Work to do>
Identify each line containing the word "that" and copy it.

(Source code of charts)
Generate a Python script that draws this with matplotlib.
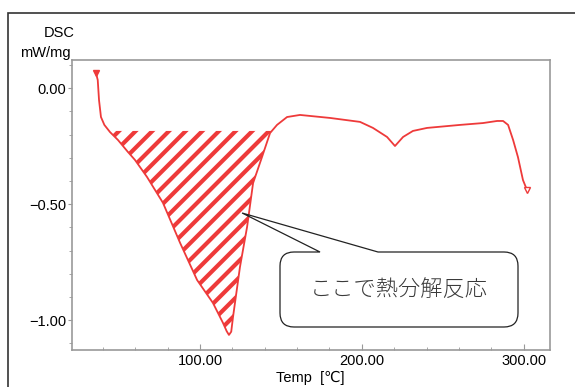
import matplotlib
matplotlib.use("Agg")
import matplotlib.pyplot as plt
from matplotlib.path import Path
from matplotlib.patches import PathPatch, Rectangle
from matplotlib.transforms import IdentityTransform
from matplotlib.ticker import MultipleLocator, FuncFormatter

# DSC trace (temperature in degC, heat flow in mW/mg)
temp = [35.7, 36.8, 37.6, 38.8, 40.9, 44.4, 49.3, 55.5, 59.8, 67.3, 77.1, 87.7,
        98.2, 108.0, 114.2, 116.5, 117.9, 119.3, 120.4, 124.7, 129.1, 132.8,
        138.3, 143.3, 147.6, 153.8, 161.8, 180.4, 198.9, 206.9, 215.6, 220.5,
        225.5, 231.6, 240.3, 260.7, 274.9, 283.6, 287.3, 290.4, 293.5, 296.5,
        299.6, 302.1]
dsc = [0.066, 0.036, -0.051, -0.124, -0.158, -0.189, -0.223, -0.275, -0.309,
       -0.383, -0.494, -0.667, -0.827, -0.926, -1.012, -1.048, -1.064, -1.050,
       -0.987, -0.771, -0.598, -0.409, -0.297, -0.193, -0.158, -0.124, -0.115,
       -0.128, -0.145, -0.171, -0.210, -0.249, -0.210, -0.184, -0.171, -0.158,
       -0.150, -0.141, -0.141, -0.158, -0.223, -0.297, -0.396, -0.439]
baseline = -0.184
peak_range = (40, 150)
note = "ここで熱分解反応"
note_tip = (126, -0.538)

W, H = 575, 387
RED = "#ee3a3a"

plt.rcParams["font.family"] = ["Liberation Sans", "DejaVu Sans"]
plt.rcParams["hatch.linewidth"] = 3.0

fig = plt.figure(figsize=(W / 100, H / 100), dpi=100)
ax = fig.add_axes([72 / W, 1 - 350 / H, 478 / W, 290 / H])

# outer frame (only left and top edges are visible)
fig.patches.append(Rectangle((8, -20), W + 40, H - 13 + 20, transform=IdentityTransform(),
                             fill=False, edgecolor="#333333", linewidth=1.2))

ax.plot(temp, dsc, color=RED, lw=1.3)
ax.plot(temp[0], dsc[0], marker="v", ms=4.5, color=RED)
ax.plot(temp[-1], dsc[-1], marker="v", ms=5, mfc="white", mec=RED, mew=1)

# hatched decomposition peak below the baseline
in_peak = [peak_range[0] <= t <= peak_range[1] and v <= baseline for t, v in zip(temp, dsc)]
ax.fill_between(temp, dsc, baseline, where=in_peak, interpolate=True,
                facecolor="none", edgecolor=RED, hatch="//", linewidth=0)

ax.set_xlim(20.9, 316.3)
ax.set_ylim(-1.129, 0.122)
ax.xaxis.set_major_locator(MultipleLocator(100))
ax.xaxis.set_minor_locator(MultipleLocator(20))
ax.yaxis.set_major_locator(MultipleLocator(0.5))
ax.yaxis.set_minor_locator(MultipleLocator(0.1))
fmt = FuncFormatter(lambda v, pos: f"{v:.2f}".replace("-", "\u2212"))
ax.xaxis.set_major_formatter(fmt)
ax.yaxis.set_major_formatter(fmt)
for s in ax.spines.values():
    s.set_color("#999999")
    s.set_linewidth(1.2)
ax.tick_params(axis="x", which="both", direction="in", colors="#999999", labelcolor="black",
               labelsize=10.5, pad=3)
ax.tick_params(axis="x", which="major", length=4)
ax.tick_params(axis="x", which="minor", length=2.5)
ax.tick_params(axis="y", which="both", direction="out", colors="#999999", labelcolor="black",
               labelsize=10.5, pad=1)
ax.tick_params(axis="y", which="major", length=3)
ax.tick_params(axis="y", which="minor", length=2)

fig.text(75 / W, 1 - 33 / H, "DSC", ha="right", va="center", fontsize=10.5)
fig.text(71 / W, 1 - 53 / H, "mW/mg", ha="right", va="center", fontsize=10.5)
fig.text(310 / W, 1 - 378 / H, "Temp  [℃]", ha="center", va="center", fontsize=10.5,
         family=["Liberation Sans", "DejaVu Sans"])

# speech bubble with a tail pointing into the peak
tip_x, tip_y = ax.transData.transform(note_tip)
L, R, T, B, r = 280, 518, H - 252, H - 327, 14
verts = [(320, T), (tip_x, tip_y), (378, T), (R - r, T), (R, T), (R, T - r),
         (R, B + r), (R, B), (R - r, B), (L + r, B), (L, B), (L, B + r),
         (L, T - r), (L, T), (L + r, T), (320, T)]
codes = [Path.MOVETO, Path.LINETO, Path.LINETO, Path.LINETO, Path.CURVE3, Path.CURVE3,
         Path.LINETO, Path.CURVE3, Path.CURVE3, Path.LINETO, Path.CURVE3, Path.CURVE3,
         Path.LINETO, Path.CURVE3, Path.CURVE3, Path.CLOSEPOLY]
fig.patches.append(PathPatch(Path(verts, codes), transform=IdentityTransform(),
                             facecolor="white", edgecolor="#222222", linewidth=0.9))
fig.text((L + R) / 2 / W, (T + B) / 2 / H, note, ha="center", va="center", fontsize=16,
         color="#3a3a3a", family=["Noto Sans CJK JP", "DejaVu Sans"], fontweight="light")

fig.savefig("out.png", dpi=100)
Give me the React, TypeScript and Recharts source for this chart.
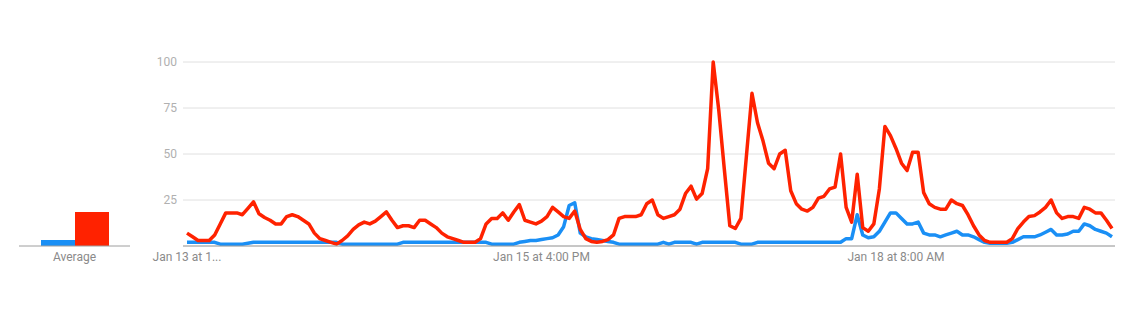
import { LineChart, Line, BarChart, Bar, XAxis, YAxis, CartesianGrid } from 'recharts';

// hourly interest, one value per hour starting Jan 13
const blueValues = [
  2, 2, 2, 2, 2, 2, 1, 1, 1, 1, 1, 1.5, 2, 2, 2, 2, 2, 2, 2, 2,
  2, 2, 2, 2, 2, 2, 2, 2, 1, 1, 1, 1, 1, 1, 1, 1, 1, 1, 1, 2,
  2, 2, 2, 2, 2, 2, 2, 2, 2, 2, 2, 2, 2, 2, 2, 1, 1, 1, 1, 1,
  2, 2.5, 3, 3, 3.5, 4, 4.5, 6, 10.5, 22, 23.5, 7, 5, 4, 3.5, 3, 2.5, 2, 1, 1,
  1, 1, 1, 1, 1, 1, 2, 1, 2, 2, 2, 2, 1, 2, 2, 2, 2, 2, 2, 2,
  1, 1, 1, 2, 2, 2, 2, 2, 2, 2, 2, 2, 2, 2, 2, 2, 2, 2, 2, 4,
  4, 17, 6, 4.5, 5, 8, 13, 18, 18, 15, 12, 12, 13, 7, 6, 6, 5, 6, 7, 8,
  6, 6, 5, 3.5, 2, 1.5, 1.5, 1.5, 1.5, 2, 3.5, 5, 5, 5, 6, 7.5, 9, 6, 6, 6.5,
  8, 8, 12, 11, 9, 8, 7, 5,
];

const redValues = [
  7, 5, 3, 3, 3, 6, 12, 18, 18, 18, 17, 20.5, 24, 17.5, 15.5, 14, 12, 12, 16, 17,
  16, 14, 12, 7, 4, 3, 2, 1, 3, 5.5, 9, 11.5, 13, 12, 13.5, 16, 18.5, 14, 10, 11,
  11, 10, 14, 14, 12, 10, 7, 5, 4, 3, 2, 2, 2, 4, 12, 15, 15, 18, 14, 18.5,
  22.5, 14, 13, 12, 13.5, 16, 21, 18.5, 16, 15, 19, 9, 4, 2.5, 2, 2.5, 3.5, 6, 15, 16,
  16, 16, 17, 23, 25, 17, 15, 16, 17, 20, 28.5, 32.5, 25.5, 28.5, 42, 100, 74, 42, 11, 9.5,
  15, 49, 83, 67, 57, 45, 42, 50, 52, 30, 23, 20, 19, 21, 26, 27, 31, 32, 50, 21,
  13, 39, 10, 8, 12, 31, 65, 60, 53, 45, 41, 51, 51, 29, 23, 21, 20, 20, 25, 23,
  22, 17, 11, 6, 3, 2, 2, 2, 2, 4, 9.5, 13, 16, 16.5, 18.5, 21, 25, 18, 15, 16,
  16, 15, 21, 20, 18, 18, 14, 9.5,
];

const tickIndex = [0, 64, 128];
const tickLabels = ['Jan 13 at 1...', 'Jan 15 at 4:00 PM', 'Jan 18 at 8:00 AM'];
const yTicks = [25, 50, 75, 100];

const averageNames = ['Average'];
const averageBlue = [3.3];
const averageRed = [18.5];

const BLUE = '#1a8ff5';
const RED = '#ff2200';
const FONT = 'Roboto, Arial, sans-serif';

const seriesData = redValues.map((red, i) => ({ i, blue: blueValues[i], red }));
const averageData = averageNames.map((name, k) => ({ name, blue: averageBlue[k], red: averageRed[k] }));

const labelFor = (v: number) => tickLabels[tickIndex.indexOf(v)] ?? '';

export default function App() {
  return (
    <div style={{ position: 'absolute', left: 0, top: 0, width: 1144, height: 330, background: '#fff', fontFamily: FONT }}>
      <div style={{ position: 'absolute', left: 0, top: 0 }}>
        <BarChart width={140} height={330} data={averageData} margin={{ top: 62, right: 10, bottom: 54, left: 19 }} barGap={0}>
          <YAxis hide domain={[0, 100]} />
          <XAxis
            dataKey="name"
            axisLine={{ stroke: '#9e9e9e' }}
            tickLine={false}
            tickSize={0}
            tickMargin={6}
            height={30}
            tick={{ fill: '#8a8a8a', fontSize: 12, fontFamily: FONT }}
          />
          <Bar dataKey="blue" fill={BLUE} barSize={34} isAnimationActive={false} />
          <Bar dataKey="red" fill={RED} barSize={34} isAnimationActive={false} />
        </BarChart>
      </div>
      <div style={{ position: 'absolute', left: 0, top: 0 }}>
        <LineChart width={1144} height={330} data={seriesData} margin={{ top: 62, right: 29, bottom: 54, left: 143 }}>
          <CartesianGrid horizontal vertical={false} stroke="#e0e0e0" />
          <XAxis
            dataKey="i"
            type="number"
            domain={[0, 167]}
            ticks={tickIndex}
            tickFormatter={labelFor}
            padding={{ left: 4, right: 3 }}
            axisLine={{ stroke: '#9e9e9e' }}
            tickLine={false}
            tickSize={0}
            tickMargin={6}
            height={30}
            interval={0}
            tick={{ fill: '#8a8a8a', fontSize: 12, fontFamily: FONT }}
          />
          <YAxis
            domain={[0, 100]}
            ticks={yTicks}
            width={40}
            axisLine={false}
            tickLine={false}
            tickSize={0}
            tickMargin={6}
            tick={{ fill: '#b0b0b0', fontSize: 12, fontFamily: FONT }}
          />
          <Line type="linear" dataKey="blue" stroke={BLUE} strokeWidth={3.5} dot={false} strokeLinejoin="round" isAnimationActive={false} />
          <Line type="linear" dataKey="red" stroke={RED} strokeWidth={3.5} dot={false} strokeLinejoin="round" isAnimationActive={false} />
        </LineChart>
      </div>
    </div>
  );
}
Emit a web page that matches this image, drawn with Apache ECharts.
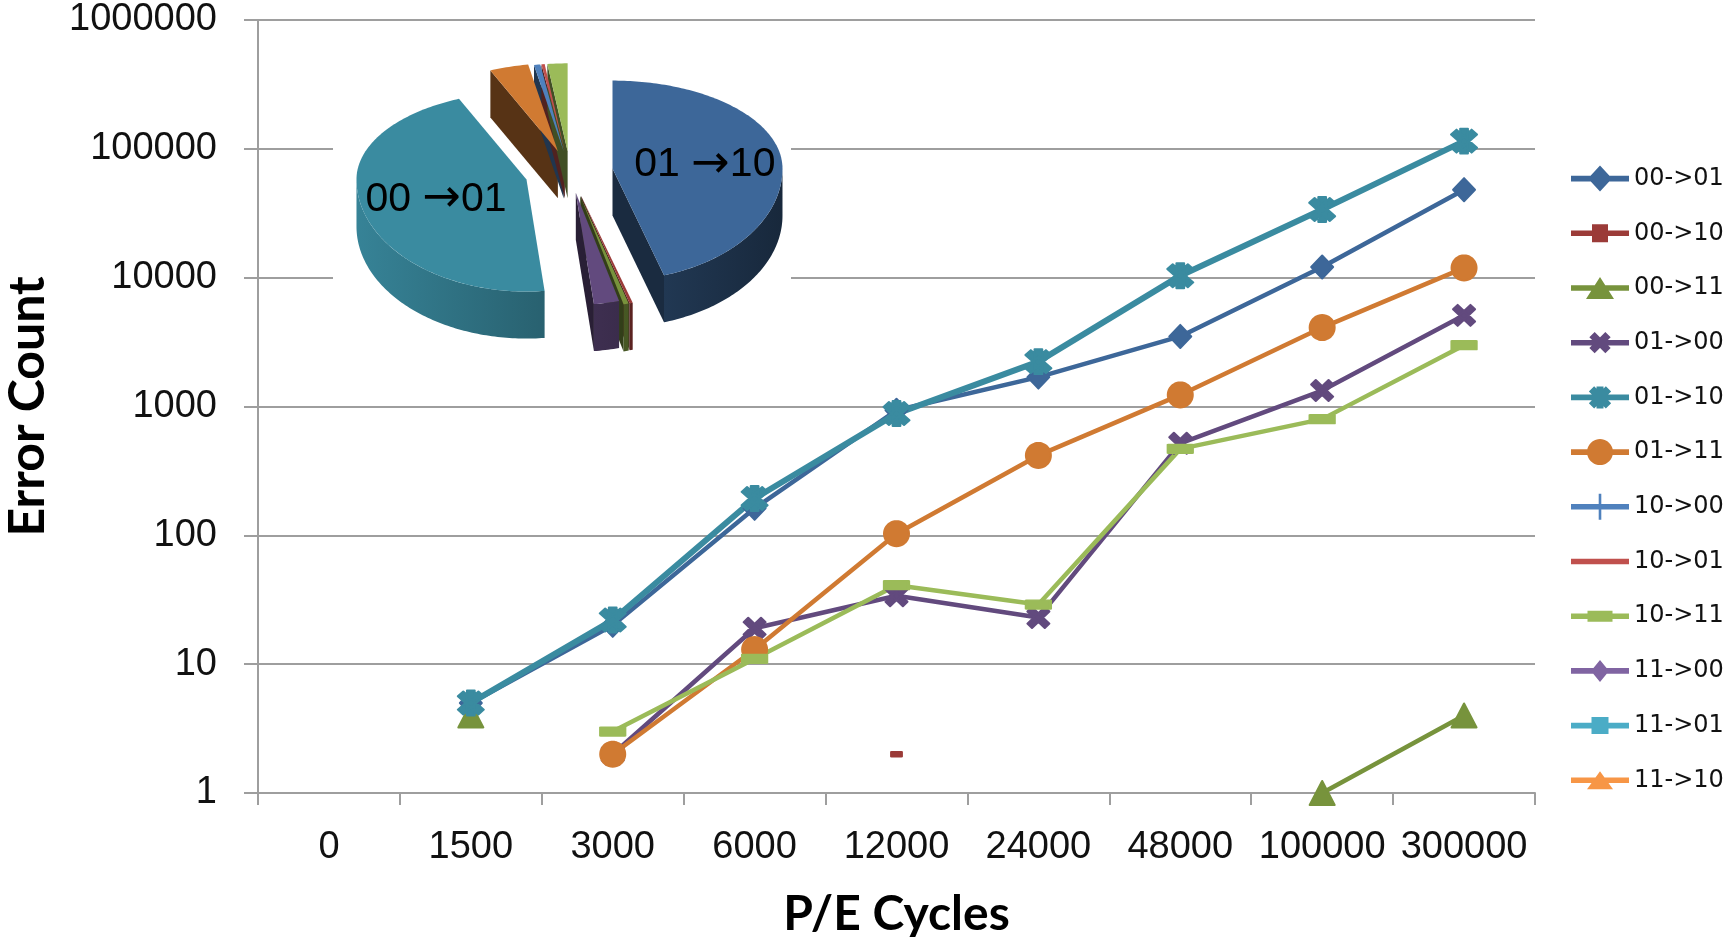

Result>
Generate a Python script that draws this with matplotlib.
Emit a web page that matches this image, drawn with Apache ECharts.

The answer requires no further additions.